Y ahora, señores y señores, niñes y niñes, la traca final. Los días 24 y 25 de abril de 2021 Happy Island estuvieron en el Mercat de les Flors, Barcelona, y los catalanes lo han anunciado así: «(…) una pieza comprometida y humanista que desafía las ideas preconcebidas de las personas con discapacidad física y mental. Un grito a la vida desde la diferencia, reforzando la autonomía y la capacidad de desear de las personas con discapacidad». ¡Vamos que nos vamos! ¡Vayan a ver la pieza no porque sea un piezón sino porque así ayudan a eso que el poder capacitista llama «personas con discapacidad», que, por supuesto, son distintas a usted! ¡En usted, espectadora, no hay diferencia, es un ser homologado (¡cuidado, que quizás lo es: enhorabuena!)! ¡Vayan no a ver una obra cargada de tensión sexual, de sexo alegremente consumado y de desolación cuando no se consuma, vayan no a ver una obra de la que saldrán con ganas de besarse con todo el mundo, no vayan a eso sino a «reforzar la capacidad de desear» de los intérpretes! A ver los violeteros del mercaíllo las flores: ¿se puede tener tan poca vergüenza como para decir que es el público el que va al teatro a servir a los artistas? ¿Se puede gastar tanta conmiseración como para destacar de una pieza que su principal valor es que prepararla, girarla, ponerla en escena y recibir la mirada del público (oh, esa siempre limpia y siempre informada mirada del público) «refuerza» a los bailarines?

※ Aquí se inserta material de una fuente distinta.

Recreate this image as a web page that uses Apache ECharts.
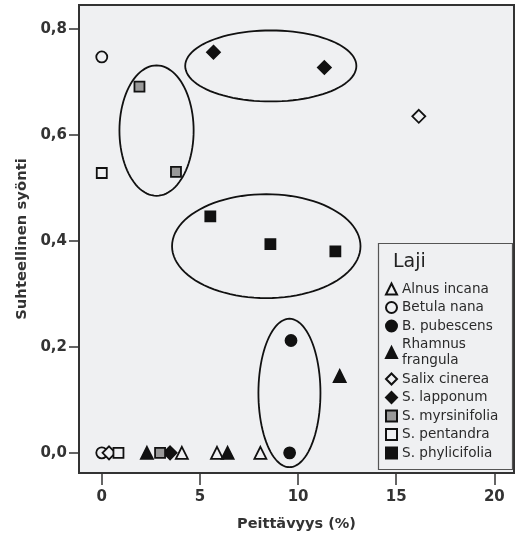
<!DOCTYPE html>
<html>
<head>
<meta charset="utf-8">
<script src="https://cdn.jsdelivr.net/npm/echarts@6/dist/echarts.min.js"></script>
<style>
  html, body { margin: 0; padding: 0; background: #fff; }
  #main { width: 518px; height: 539px; }
</style>
</head>
<body>
<div id="main"></div>
<script>
// species and their points [cover %, relative feeding]
var species = ['Alnus incana', 'Betula nana', 'B. pubescens', 'Rhamnus frangula', 'Salix cinerea',
  'S. lapponum', 'S. myrsinifolia', 'S. pentandra', 'S. phylicifolia'];
var alnus = [[4.08, 0], [5.87, 0], [8.08, 0]];
var betula = [[0, 0.747], [0, 0]];
var pubescens = [[9.64, 0.212], [9.57, 0]];
var rhamnus = [[12.12, 0.145], [2.3, 0], [6.41, 0]];
var cinerea = [[16.15, 0.635], [0.37, 0]];
var lapponum = [[5.69, 0.756], [11.34, 0.727], [3.48, 0]];
var myrsinifolia = [[1.92, 0.691], [3.78, 0.53], [2.97, 0]];
var pentandra = [[0, 0.528], [0.85, 0]];
var phylicifolia = [[5.53, 0.446], [8.59, 0.394], [11.9, 0.38]];

var xTicks = [0, 5, 10, 15, 20];
var yTicks = [0, 0.2, 0.4, 0.6, 0.8];

// hand-drawn group ellipses: center x, center y, radius x, radius y (data units)
var ellipses = [
  [8.61, 0.730, 4.36, 0.067],
  [2.79, 0.608, 1.89, 0.123],
  [8.38, 0.390, 4.80, 0.098],
  [9.56, 0.113, 1.58, 0.140]
];

var bg = '#eff0f2';
var font = 'DejaVu Sans';

function sc(name, data, symbol, size, fill) {
  return {
    name: name,
    type: 'scatter',
    data: data,
    symbol: symbol,
    symbolSize: size,
    itemStyle: { color: fill, borderColor: '#111', borderWidth: 1.8, opacity: 1 }
  };
}

var chartDom = document.getElementById('main');
var myChart = echarts.init(chartDom);
var option;

option = {
  animation: false,
  grid: {
    left: 79, right: 4, top: 5, bottom: 66,
    show: true, backgroundColor: bg, borderColor: '#333', borderWidth: 2
  },
  xAxis: {
    type: 'value',
    min: -1.16, max: 21,
    name: 'Peittävyys (%)',
    nameLocation: 'middle',
    nameGap: 44,
    nameTextStyle: { fontFamily: font, fontSize: 14.5, fontWeight: 'bold', color: '#333' },
    splitLine: { show: false },
    axisLine: { show: false, onZero: false },
    axisTick: { show: true, length: 12, customValues: xTicks, lineStyle: { color: '#333', width: 1.5 } },
    axisLabel: { customValues: xTicks, fontFamily: font, fontSize: 15, fontWeight: 'bold', color: '#333', margin: 17 }
  },
  yAxis: {
    type: 'value',
    min: -0.038, max: 0.845,
    name: 'Suhteellinen syönti',
    nameLocation: 'middle',
    nameGap: 49,
    nameTextStyle: { fontFamily: font, fontSize: 14.8, fontWeight: 'bold', color: '#333' },
    splitLine: { show: false },
    axisLine: { show: false, onZero: false },
    axisTick: { show: true, length: 10, customValues: yTicks, lineStyle: { color: '#333', width: 1.5 } },
    axisLabel: {
      customValues: yTicks, fontFamily: font, fontSize: 15, fontWeight: 'bold', color: '#333', margin: 12,
      formatter: function (v) { return v.toFixed(1).replace('.', ','); }
    }
  },
  legend: {
    data: species,
    orient: 'vertical',
    left: 380, top: 276,
    itemWidth: 11, itemHeight: 11, itemGap: 2.5,
    z: 6,
    textStyle: { fontFamily: font, fontSize: 13.6, color: '#2a2a2a', lineHeight: 16 },
    formatter: function (n) { return n === 'Rhamnus frangula' ? 'Rhamnus\nfrangula' : n; }
  },
  graphic: [
    { type: 'rect', z: 3, shape: { x: 378.5, y: 243.5, width: 134, height: 226 },
      style: { fill: bg, stroke: '#555', lineWidth: 1.2 } },
    { type: 'text', z: 7, x: 393, y: 262,
      style: { text: 'Laji', fontFamily: font, fontSize: 19, fill: '#222', verticalAlign: 'middle' } }
  ],
  series: [
    sc('Alnus incana', alnus, 'triangle', 12, bg),
    sc('Betula nana', betula, 'circle', 11, bg),
    sc('B. pubescens', pubescens, 'circle', 11, '#111'),
    sc('Rhamnus frangula', rhamnus, 'triangle', 12, '#111'),
    sc('Salix cinerea', cinerea, 'diamond', 13, bg),
    sc('S. lapponum', lapponum, 'diamond', 13, '#111'),
    sc('S. myrsinifolia', myrsinifolia, 'rect', 10, '#999'),
    sc('S. pentandra', pentandra, 'rect', 10, bg),
    sc('S. phylicifolia', phylicifolia, 'rect', 10, '#111'),
    {
      type: 'custom',
      name: 'groups',
      data: ellipses,
      silent: true,
      z: 1,
      renderItem: function (params, api) {
        var cx = api.value(0), cy = api.value(1), rx = api.value(2), ry = api.value(3);
        var pts = [];
        for (var i = 0; i < 96; i++) {
          var t = i / 96 * Math.PI * 2;
          pts.push(api.coord([cx + rx * Math.cos(t), cy + ry * Math.sin(t)]));
        }
        return {
          type: 'polygon',
          shape: { points: pts },
          style: { fill: null, stroke: '#111', lineWidth: 1.8 }
        };
      }
    }
  ]
};

option && myChart.setOption(option);
</script>
</body>
</html>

¿Soy yo o el programa de mano está diciendo «vayan al teatro a hacer una labor social»? ¡Ni Bárbara Matos, ni Joana Caetano, ni Maria João Pereira, ni Sofia Marote, ni Pedro Alexandre Silva, ni María Ribot necesitan al público para nada! Es más, ¡es que el público hasta les estorba, porque si el público no estuviera delante, si no existiera la exigencia temporal y económica de que los espectáculos duraran una hora, si las producciones de danza contemporánea no nadaran en la miseria y pudieran tener elencos de veinte bailarines, si la moral que nos gobierna nos permitiera autodeterminarnos sexualmente, Happy Island no sería una pieza que ustedes podrían ver en el Mercat! Sería una orgiástica aventura intelectual en Madeira. Sería una intelectual aventura orgiástica en los neblinosos bosques atlánticos que Raquel Freire utiliza para la película que en Happy Island se proyecta, unos paisajes que a mí me recuerdan a las campiñas inglesas de Barry Lyndon, no tanto por la forma (tan distinta), sino por el drama que presagian.
No hagan caso, por favor, a los programas de mano que en sus manos caigan, potencial querido público. Háganse el favor de no intoxicarse (más) con la palabrería que despliegan los centros del poder cultural para tapar su incompetencia y su esnobismo. Los programadores, los gestores culturales, no son sino fingidores profesionales: su trabajo consiste en aparentar que siempre tienen el control. Happy Island es un claro ejemplo de cómo hacerles perder los papeles y cómo hacerles decir las tonterías que siempre callan pero que verdaderamente piensan.